3) Пьесу «Багровый остров» пресса назвала «пасквилем на революцию». Далее выстраивает свое идейное алиби: «Пасквиль на революцию, вследствие чрезвычайной грандиозности ее, написать невозможно. Памфлет не есть пасквиль, а Главрепертком – не революция» (Не пасквиль, но то, что памфлет – признал). Прямо пишет, что его главный писательский долг – «борьба с цензурой» (Читай: с советской властью, ибо она без цензуры немыслима). И далее: я горячий поклонник свободы печати «и полагаю, что если кто-нибудь из писателей задумал бы доказывать, что она ему не нужна, он уподобился бы рыбе, публично уверяющей, что ей не нужна вода».
4) Признает: он – сатирик, ученик Салтыкова-Щедрина. Сатира же в СССР немыслима. Как верно писал его хулитель А. Блюм: «…всякий сатирик в СССР посягает на советский строй». И задает вопрос Сталину: так «мыслим ли я в СССР?»

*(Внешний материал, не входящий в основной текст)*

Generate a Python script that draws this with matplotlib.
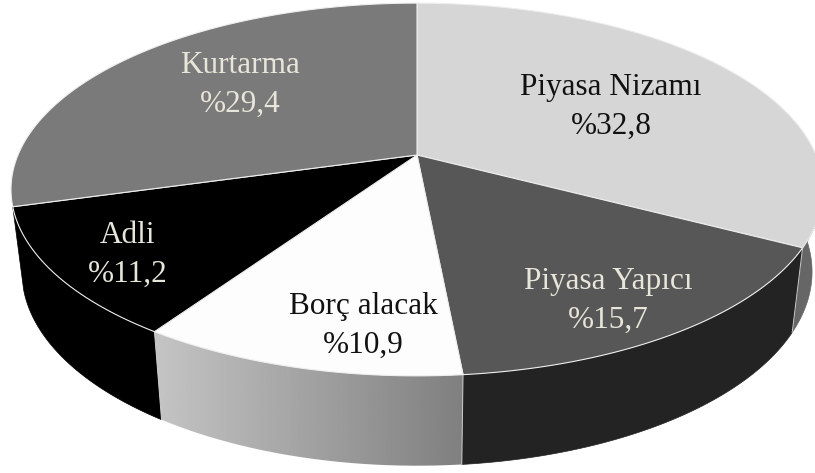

5) Да, верно: в «Днях Турбиных», «Беге», в романе «Белая гвардия» он изобразил интеллигентов как представителей «лучшего слоя в нашей стране». При этом он, как писатель, классовых позиций не признает, он хочет «стать бесстрастно над красными и белыми», а его упорно считают белогвардейцем. Вывод: для СССР он человек конченый.
6) Все это есть «мой литературный и политический портрет. За пределами его не искать ничего. Он исполнен совершенно добросовестно» (А чего еще искать? Итак, более чем достаточно. После всего понаписанного даже в этом письме, было предельно ясно: Булгаков несовместим с советской властью. Но так рассуждаем мы. Сталин мыслил иначе:
– Не можешь жить с нами, свобод тебе, видите ли, не хватает. Уехать от нас хочешь? Нет! Будешь жить здесь! И страдать будешь! А когда выплачешь все слезы, полюбишь!)
7) «Ныне я уничтожен». Все пьесы запрещены. Причем только что написанная «Кабала святош» («Мольер») «к представлению не разрешена» (Думает, что разжалобит, сообщая тирану, что сжег начало «романа о дьяволе»(«Мастер и Маргарита». – С.Р.) и начало романа «Театр»).
8) Из отзыва Л. Авербаха и отзыва о нем Р. Пикеля следует, что он реакционный писатель, который даже под «попутчика» подлаживаться не желает. Как в таких условиях он может писать? И далее: «Я прошу принять во внимание, что невозможность писать равносильна для меня погребению заживо».